Je ne me souviens pas de ce qui se passa ensuite, entre baisers et mots échangés, je crois que nous nous sommes séparés durant l’été, la France devenait championne du monde. Tout était possible, nous étions invincibles. En octobre, je vins sur Meaux pour passer un week-end amical avec Maryline, il ne le fut pas, nos corps explosèrent sur notre bonjour. Je me rendis compte que dans mes bras elle devenait quelqu’un de différent, mais dès que je m’éloignais, elle redevenait aigrie, anxieuse, versatile, le téléphone nous tuait. Il fallait que l’on soit proche l’un de l’autre pour exister. Elle se mit à faire des kilomètres par semaine pour venir me voir et j’ose croire que nous fûmes heureux mais en vérité je commençais à étouffer. Je commençais à mal vivre ma dépendance et ma lassitude. Quand se voir est contraint par nos sentiments, le manque de l’autre, certains y voient une passion, moi, je n’y voyais qu’une entrave obturant ma vue sur ce que la vie pouvait m’offrir. Aujourd’hui je sais, que ma perspective d’une situation est souvent l’opposée du bonheur, je ne suis pas apte aux sentiments simples. Il faut que mon cœur batte, il faut que mon cœur explose, quand ma course vers l’amour s’arrête, je me sens mourir.

Une aube, en rentrant elle eut un accident de voiture, dérapant sur une plaque d’huile ou surement la fatigue. Elle n’avait plus de véhicule. Elle en voulait à la terre entière, moi y compris. Je savais que l’espacement de nos entrevues signait notre avis de décès. Elle devenait insupportable loin de moi. Les mois avaient passés sans que l’on se rende compte, et tout était très compliqué. Quand ma tante m’offrait un billet pour Tahiti pour mes vacances, je partais seul. A mon retour, je mis fin à notre histoire, tout était devenu trop compliqué et j’avais revu la fille de mes rêves.
Maryline me répondit simplement :
- Dès la première fois où tu me parla de cette fille. J’ai su que je te perdrais à cause d’elle
- Elle est prise, il ne s’est rien passé. Il ne se passera sans doute jamais rien.
- La fille à la rose…ta destinée
- Oui, la fille à la rose
- Fait chier…je n’aimerais plus jamais ces fleurs la…

Quelques semaines plus tard, j’embrassais Emmanuelle, la fille à la rose.


Interlude

Janvier, une brise se lève. Ma vie est comme en léthargie depuis un moment, j’ai froid. Le vent furette entre les poils de mes avant-bras, chois au milieu de mon dos. Je frissonne.

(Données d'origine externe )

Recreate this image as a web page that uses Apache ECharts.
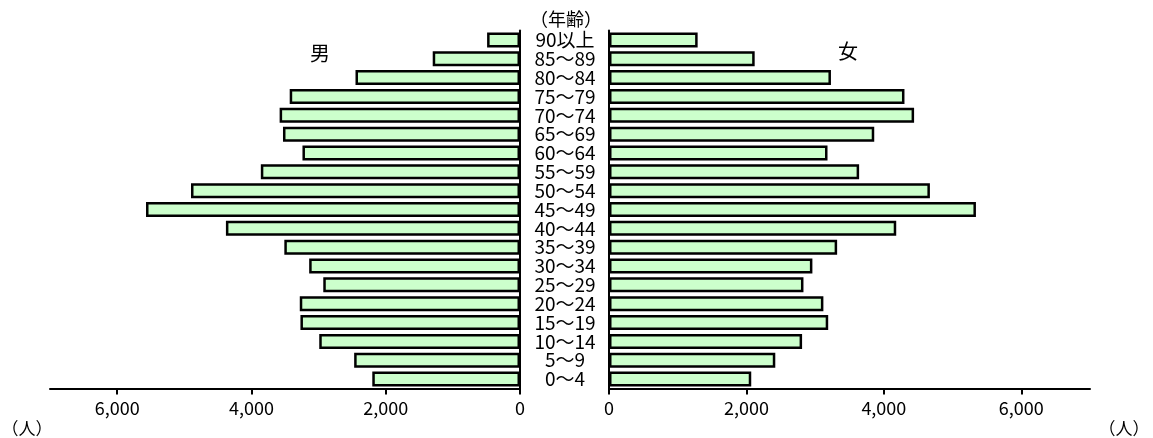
<!DOCTYPE html>
<html>
<head>
<meta charset="utf-8">
<script src="https://cdn.jsdelivr.net/npm/echarts@6/dist/echarts.min.js"></script>
<style>html,body{margin:0;padding:0;background:#fff}#c{width:1153px;height:438px}</style>
</head>
<body>
<div id="c"></div>
<script>
var ageGroups = ['0～4','5～9','10～14','15～19','20～24','25～29','30～34','35～39','40～44','45～49','50～54','55～59','60～64','65～69','70～74','75～79','80～84','85～89','90以上'];
var male   = [2200,2470,2990,3270,3280,2930,3140,3510,4380,5570,4900,3860,3240,3530,3580,3430,2450,1300,490];
var female = [2070,2420,2810,3190,3120,2830,2960,3320,4180,5340,4670,3640,3180,3860,4440,4300,3230,2120,1290];
var tickValues = [0,2000,4000,6000];

var font = '"Noto Sans CJK JP", "Noto Sans", sans-serif';
var chart = echarts.init(document.getElementById('c'), null, {renderer:'canvas'});
var barStyle = {color:'#ccffcc', borderColor:'#000', borderWidth:2.5};
function xAx(idx, inverse){
  return {
    type:'value', gridIndex:idx, min:0, max:7000, interval:2000, inverse:inverse,
    axisLine:{show:true, lineStyle:{color:'#000', width:2}},
    axisTick:{show:true, length:6, lineStyle:{color:'#000', width:2}, customValues:tickValues},
    axisLabel:{color:'#000', fontSize:18, fontFamily:font, margin:11, customValues:tickValues,
      formatter:function(v){return v.toLocaleString('en-US');}},
    splitLine:{show:false}
  };
}
chart.setOption({
  animation:false,
  grid:[
    {left:50, width:470, top:30.5, height:358},
    {left:609, width:481, top:30.5, height:358}
  ],
  xAxis:[xAx(0,true), xAx(1,false)],
  yAxis:[
    {type:'category', gridIndex:0, data:ageGroups, position:'right',
      axisLine:{show:true, lineStyle:{color:'#000', width:2}}, axisTick:{show:false},
      axisLabel:{color:'#000', fontSize:19, fontFamily:font, align:'center', margin:45, interval:0, lineHeight:19}},
    {type:'category', gridIndex:1, data:ageGroups, position:'left',
      axisLine:{show:true, lineStyle:{color:'#000', width:2}}, axisTick:{show:false},
      axisLabel:{show:false}}
  ],
  series:[
    {name:'男', type:'bar', xAxisIndex:0, yAxisIndex:0, data:male, barWidth:15, itemStyle:barStyle},
    {name:'女', type:'bar', xAxisIndex:1, yAxisIndex:1, data:female, barWidth:15, itemStyle:barStyle}
  ],
  graphic:[
    {type:'text', x:566, y:19, style:{text:'（年齢）', font:'18px '+font, fill:'#000', align:'center', verticalAlign:'middle'}},
    {type:'text', x:320, y:53, style:{text:'男', font:'20px '+font, fill:'#000', align:'center', verticalAlign:'middle'}},
    {type:'text', x:848, y:51, style:{text:'女', font:'20px '+font, fill:'#000', align:'center', verticalAlign:'middle'}},
    {type:'text', x:27, y:429, style:{text:'（人）', font:'17px '+font, fill:'#000', align:'center', verticalAlign:'middle'}},
    {type:'text', x:1124, y:429, style:{text:'（人）', font:'17px '+font, fill:'#000', align:'center', verticalAlign:'middle'}}
  ]
});
</script>
</body>
</html>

Je ferme mes yeux rouges et rêve qu’une larme coulera sur ma joue mal rasée, asséchée par l’hiver. Rien. Je regarde le reflet d’un arbre dans le miroir, ses membres amputés par la saison de leur toison verte. Je nous trouve des similitudes. L’automne a fait tomber les dernières feuilles de mes rêves. Je vais attendre le printemps, je bourgeonnerais à nouveau d’espoirs. Le soleil inondera à nouveau mes racines. Mon dos est courbé depuis si longtemps que personne n’a remarqué que j’étais si proche du sol. Je n’ai pas de peurs, je sais qui je suis. Le vent se lève, sa langue s’engouffre dans mon oreille et me chatouille. Ma vie se réveille, encore engourdie par son coma. Elle regarde l’heure. Il est déjà tard, il est déjà temps. Je souris, mon visage avait oublié cette forme. Mes commissures se défroissent, j’ai un pied au sol. Je n’ai pas oublié comment on marche mais je reste immobile. Je remplis mes poumons, je suis encore faible n’allons pas trop vite. Je déchire une étoffe de toile blanche et la pose au fond de ma poche. Un bout de drap pour ne pas oublier d’où je viens. Ce sommeil conscient. J’ouvre la fenêtre. Le vent tourbillonne. Je tends les doigts comme pour le saisir. Il s’enroule. Je ferme les poings et le serre. Il m’entraine.



PS: Bonne Année à tout mes lecteurs. Je vous souhaite le meilleur.